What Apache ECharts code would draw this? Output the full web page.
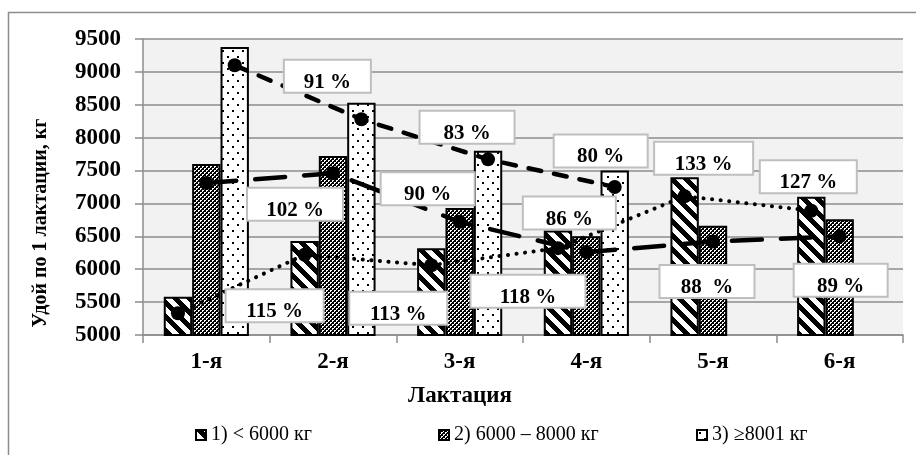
<!DOCTYPE html>
<html>
<head>
<meta charset="utf-8">
<script src="https://cdn.jsdelivr.net/npm/echarts@6/dist/echarts.min.js"></script>
<style>
html,body{margin:0;padding:0;background:#fff;}
#chart{width:916px;height:455px;}
</style>
</head>
<body>
<div id="chart"></div>
<script>
// ---- data ----
const categories = ['1-я', '2-я', '3-я', '4-я', '5-я', '6-я'];
const seriesNames = ['1) < 6000 кг', '2) 6000 – 8000 кг', '3) ≥8001 кг'];
const bars1 = [5580, 6430, 6320, 6590, 7400, 7100];
const bars2 = [7600, 7720, 6930, 6500, 6660, 6760];
const bars3 = [9380, 8530, 7800, 7500, null, null];
const line1 = [5330, 6220, 6060, 6320, 7110, 6890];
const line2 = [7310, 7460, 6720, 6260, 6420, 6500];
const line3 = [9100, 8280, 7670, 7250, null, null];
const labels1 = [null, '115 %', '113 %', '118 %', '133 %', '127 %'];
const labels2 = [null, '102 %', '90 %', '86 %', '88  %', '89 %'];
const labels3 = [null, '91 %', '83 %', '80 %', null, null];
const yTicks = { min: 5000, max: 9500, interval: 500 };

// ---- label placement (style) ----
const labelOffsets1 = [null, [-30, 51], [-33, 43], [-30, 43], [19, -38], [-3, -34]];
const labelOffsets2 = [null, [-38, 31], [-32, -33], [-17, -39], [-6, 40], [1, 44]];
const labelOffsets3 = [null, [-34, -43], [-21, -32], [-14, -36], null, null];
const labelWidths1 = [0, 100, 100, 117, 101, 99];
const labelWidths2 = [0, 98, 96, 95, 97, 96];
const labelWidths3 = [0, 89, 97, 96, 0, 0];

const FONT = 'Liberation Serif';
const BAR_W = 0.224; // bar width as fraction of category

function pattern(w, h, isBlack) {
  const c = document.createElement('canvas');
  c.width = w; c.height = h;
  const ctx = c.getContext('2d');
  const img = ctx.createImageData(w, h);
  for (let y = 0; y < h; y++) {
    for (let x = 0; x < w; x++) {
      const i = (y * w + x) * 4;
      const v = isBlack(x, y) ? 0 : 255;
      img.data[i] = v; img.data[i + 1] = v; img.data[i + 2] = v; img.data[i + 3] = 255;
    }
  }
  ctx.putImageData(img, 0, 0);
  return { image: c, repeat: 'repeat' };
}
const stripes = pattern(14, 14, (x, y) => ((x - y + 140) % 14) < 7);
const whiteSet = ['0,0', '1,0', '0,1', '2,2', '3,2', '2,3'];
const checker = pattern(4, 4, (x, y) => whiteSet.indexOf(x + ',' + y) < 0);
const dots = pattern(10, 12, (x, y) => (x >= 2 && x < 4 && y >= 2 && y < 4) || (x >= 7 && x < 9 && y >= 8 && y < 10));
const fills = [stripes, checker, dots];

const barData = [bars1, bars2, bars3];
const lineData = [line1, line2, line3];
const lineLabels = [labels1, labels2, labels3];
const lineOffsets = [labelOffsets1, labelOffsets2, labelOffsets3];
const lineWidths = [labelWidths1, labelWidths2, labelWidths3];
const lineStyles = [
  { color: '#000', width: 4, type: [0.1, 8.5], cap: 'round' },
  { color: '#000', width: 4.5, type: [30, 19], cap: 'round' },
  { color: '#000', width: 4.5, type: [13, 13], cap: 'round' }
];

const series = [];
barData.forEach((d, k) => {
  series.push({
    type: 'bar', name: seriesNames[k], data: d,
    barWidth: (BAR_W * 100) + '%', barGap: '0%',
    itemStyle: { color: fills[k], borderColor: '#000', borderWidth: 2 },
    z: 2, silent: true
  });
});
lineData.forEach((vals, k) => {
  const data = [];
  vals.forEach((v, i) => {
    if (v == null) return;
    const item = { value: [i + 0.5 + (k - 1) * BAR_W, v] };
    const txt = lineLabels[k][i];
    if (txt) {
      item.label = { show: true, formatter: '{s| }\n{t|' + txt + '}', width: lineWidths[k][i] - 4 };
    }
    data.push(item);
  });
  const offs = lineOffsets[k];
  series.push({
    type: 'line', name: 'line' + (k + 1), xAxisIndex: 1, data: data,
    symbol: 'circle', symbolSize: 14, showAllSymbol: true,
    itemStyle: { color: '#000' }, lineStyle: lineStyles[k],
    z: 3 + k, silent: true,
    label: {
      show: false, position: 'inside',
      backgroundColor: '#fff', borderColor: '#bfbfbf', borderWidth: 2,
      padding: 0, align: 'center', verticalAlign: 'middle',
      rich: {
        s: { fontSize: 1, lineHeight: 12 },
        t: { fontFamily: FONT, fontWeight: 'bold', fontSize: 21, lineHeight: 19, color: '#000' }
      }
    },
    labelLayout: function (p) {
      const o = offs[p.dataIndex];
      return o ? { dx: o[0], dy: o[1], moveOverlap: false, hideOverlap: false } : {};
    }
  });
});

const gray = '#8c8c8c';
const chart = echarts.init(document.getElementById('chart'), null, { renderer: 'canvas' });
chart.setOption({
  animation: false,
  backgroundColor: '#fff',
  graphic: [{
    type: 'rect', shape: { x: 8.5, y: 12.5, width: 1000, height: 1000 },
    style: { fill: 'none', stroke: gray, lineWidth: 1.5 }, silent: true, z: -1
  }],
  grid: { left: 143, right: 13, top: 39, bottom: 120, show: true, backgroundColor: '#f2f2f2', borderWidth: 0 },
  legend: seriesNames.map((n, k) => ({
    data: [n], left: [190, 433, 691][k], top: 420, itemWidth: 10, itemHeight: 10, icon: 'rect',
    textStyle: { fontFamily: FONT, fontSize: 20, color: '#000' }, selectedMode: false
  })),
  xAxis: [{
    type: 'category', data: categories,
    axisLine: { lineStyle: { color: gray, width: 1.5 } },
    axisTick: { show: true, length: 8, lineStyle: { color: gray, width: 1.5 } },
    axisLabel: { fontFamily: FONT, fontWeight: 'bold', fontSize: 23, color: '#000', margin: 16 },
    name: 'Лактация', nameLocation: 'middle', nameGap: 50,
    nameTextStyle: { fontFamily: FONT, fontWeight: 'bold', fontSize: 23, color: '#000', padding: [0, 126, 0, 0] }
  }, {
    type: 'value', min: 0, max: 6, show: false
  }],
  yAxis: {
    type: 'value', min: yTicks.min, max: yTicks.max, interval: yTicks.interval,
    axisLine: { show: true, lineStyle: { color: gray, width: 1.5 } },
    axisTick: { show: true, length: 8, lineStyle: { color: gray, width: 1.5 } },
    splitLine: { lineStyle: { color: gray, width: 1.5 } },
    axisLabel: { fontFamily: FONT, fontWeight: 'bold', fontSize: 23, color: '#000', margin: 22,
      formatter: function (v) { return String(v); } },
    name: 'Удой по 1 лактации, кг', nameLocation: 'middle', nameGap: 92,
    nameTextStyle: { fontFamily: FONT, fontWeight: 'bold', fontSize: 20, color: '#000', padding: [0, 72, 0, 0] }
  },
  series: series
});
</script>
</body>
</html>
────────────────
§ **DESCRIPTION OF THE TASK**
Quote everything in the listing above exactly; pictures are the only thing to omit.

§ **ANSWER TO THIS EXERCISE**
What Apache ECharts code would draw this? Output the full web page.
<!DOCTYPE html>
<html>
<head>
<meta charset="utf-8">
<script src="https://cdn.jsdelivr.net/npm/echarts@6/dist/echarts.min.js"></script>
<style>
html,body{margin:0;padding:0;background:#fff;}
#chart{width:916px;height:455px;}
</style>
</head>
<body>
<div id="chart"></div>
<script>
// ---- data ----
const categories = ['1-я', '2-я', '3-я', '4-я', '5-я', '6-я'];
const seriesNames = ['1) < 6000 кг', '2) 6000 – 8000 кг', '3) ≥8001 кг'];
const bars1 = [5580, 6430, 6320, 6590, 7400, 7100];
const bars2 = [7600, 7720, 6930, 6500, 6660, 6760];
const bars3 = [9380, 8530, 7800, 7500, null, null];
const line1 = [5330, 6220, 6060, 6320, 7110, 6890];
const line2 = [7310, 7460, 6720, 6260, 6420, 6500];
const line3 = [9100, 8280, 7670, 7250, null, null];
const labels1 = [null, '115 %', '113 %', '118 %', '133 %', '127 %'];
const labels2 = [null, '102 %', '90 %', '86 %', '88  %', '89 %'];
const labels3 = [null, '91 %', '83 %', '80 %', null, null];
const yTicks = { min: 5000, max: 9500, interval: 500 };

// ---- label placement (style) ----
const labelOffsets1 = [null, [-30, 51], [-33, 43], [-30, 43], [19, -38], [-3, -34]];
const labelOffsets2 = [null, [-38, 31], [-32, -33], [-17, -39], [-6, 40], [1, 44]];
const labelOffsets3 = [null, [-34, -43], [-21, -32], [-14, -36], null, null];
const labelWidths1 = [0, 100, 100, 117, 101, 99];
const labelWidths2 = [0, 98, 96, 95, 97, 96];
const labelWidths3 = [0, 89, 97, 96, 0, 0];

const FONT = 'Liberation Serif';
const BAR_W = 0.224; // bar width as fraction of category

function pattern(w, h, isBlack) {
  const c = document.createElement('canvas');
  c.width = w; c.height = h;
  const ctx = c.getContext('2d');
  const img = ctx.createImageData(w, h);
  for (let y = 0; y < h; y++) {
    for (let x = 0; x < w; x++) {
      const i = (y * w + x) * 4;
      const v = isBlack(x, y) ? 0 : 255;
      img.data[i] = v; img.data[i + 1] = v; img.data[i + 2] = v; img.data[i + 3] = 255;
    }
  }
  ctx.putImageData(img, 0, 0);
  return { image: c, repeat: 'repeat' };
}
const stripes = pattern(14, 14, (x, y) => ((x - y + 140) % 14) < 7);
const whiteSet = ['0,0', '1,0', '0,1', '2,2', '3,2', '2,3'];
const checker = pattern(4, 4, (x, y) => whiteSet.indexOf(x + ',' + y) < 0);
const dots = pattern(10, 12, (x, y) => (x >= 2 && x < 4 && y >= 2 && y < 4) || (x >= 7 && x < 9 && y >= 8 && y < 10));
const fills = [stripes, checker, dots];

const barData = [bars1, bars2, bars3];
const lineData = [line1, line2, line3];
const lineLabels = [labels1, labels2, labels3];
const lineOffsets = [labelOffsets1, labelOffsets2, labelOffsets3];
const lineWidths = [labelWidths1, labelWidths2, labelWidths3];
const lineStyles = [
  { color: '#000', width: 4, type: [0.1, 8.5], cap: 'round' },
  { color: '#000', width: 4.5, type: [30, 19], cap: 'round' },
  { color: '#000', width: 4.5, type: [13, 13], cap: 'round' }
];

const series = [];
barData.forEach((d, k) => {
  series.push({
    type: 'bar', name: seriesNames[k], data: d,
    barWidth: (BAR_W * 100) + '%', barGap: '0%',
    itemStyle: { color: fills[k], borderColor: '#000', borderWidth: 2 },
    z: 2, silent: true
  });
});
lineData.forEach((vals, k) => {
  const data = [];
  vals.forEach((v, i) => {
    if (v == null) return;
    const item = { value: [i + 0.5 + (k - 1) * BAR_W, v] };
    const txt = lineLabels[k][i];
    if (txt) {
      item.label = { show: true, formatter: '{s| }\n{t|' + txt + '}', width: lineWidths[k][i] - 4 };
    }
    data.push(item);
  });
  const offs = lineOffsets[k];
  series.push({
    type: 'line', name: 'line' + (k + 1), xAxisIndex: 1, data: data,
    symbol: 'circle', symbolSize: 14, showAllSymbol: true,
    itemStyle: { color: '#000' }, lineStyle: lineStyles[k],
    z: 3 + k, silent: true,
    label: {
      show: false, position: 'inside',
      backgroundColor: '#fff', borderColor: '#bfbfbf', borderWidth: 2,
      padding: 0, align: 'center', verticalAlign: 'middle',
      rich: {
        s: { fontSize: 1, lineHeight: 12 },
        t: { fontFamily: FONT, fontWeight: 'bold', fontSize: 21, lineHeight: 19, color: '#000' }
      }
    },
    labelLayout: function (p) {
      const o = offs[p.dataIndex];
      return o ? { dx: o[0], dy: o[1], moveOverlap: false, hideOverlap: false } : {};
    }
  });
});

const gray = '#8c8c8c';
const chart = echarts.init(document.getElementById('chart'), null, { renderer: 'canvas' });
chart.setOption({
  animation: false,
  backgroundColor: '#fff',
  graphic: [{
    type: 'rect', shape: { x: 8.5, y: 12.5, width: 1000, height: 1000 },
    style: { fill: 'none', stroke: gray, lineWidth: 1.5 }, silent: true, z: -1
  }],
  grid: { left: 143, right: 13, top: 39, bottom: 120, show: true, backgroundColor: '#f2f2f2', borderWidth: 0 },
  legend: seriesNames.map((n, k) => ({
    data: [n], left: [190, 433, 691][k], top: 420, itemWidth: 10, itemHeight: 10, icon: 'rect',
    textStyle: { fontFamily: FONT, fontSize: 20, color: '#000' }, selectedMode: false
  })),
  xAxis: [{
    type: 'category', data: categories,
    axisLine: { lineStyle: { color: gray, width: 1.5 } },
    axisTick: { show: true, length: 8, lineStyle: { color: gray, width: 1.5 } },
    axisLabel: { fontFamily: FONT, fontWeight: 'bold', fontSize: 23, color: '#000', margin: 16 },
    name: 'Лактация', nameLocation: 'middle', nameGap: 50,
    nameTextStyle: { fontFamily: FONT, fontWeight: 'bold', fontSize: 23, color: '#000', padding: [0, 126, 0, 0] }
  }, {
    type: 'value', min: 0, max: 6, show: false
  }],
  yAxis: {
    type: 'value', min: yTicks.min, max: yTicks.max, interval: yTicks.interval,
    axisLine: { show: true, lineStyle: { color: gray, width: 1.5 } },
    axisTick: { show: true, length: 8, lineStyle: { color: gray, width: 1.5 } },
    splitLine: { lineStyle: { color: gray, width: 1.5 } },
    axisLabel: { fontFamily: FONT, fontWeight: 'bold', fontSize: 23, color: '#000', margin: 22,
      formatter: function (v) { return String(v); } },
    name: 'Удой по 1 лактации, кг', nameLocation: 'middle', nameGap: 92,
    nameTextStyle: { fontFamily: FONT, fontWeight: 'bold', fontSize: 20, color: '#000', padding: [0, 72, 0, 0] }
  },
  series: series
});
</script>
</body>
</html>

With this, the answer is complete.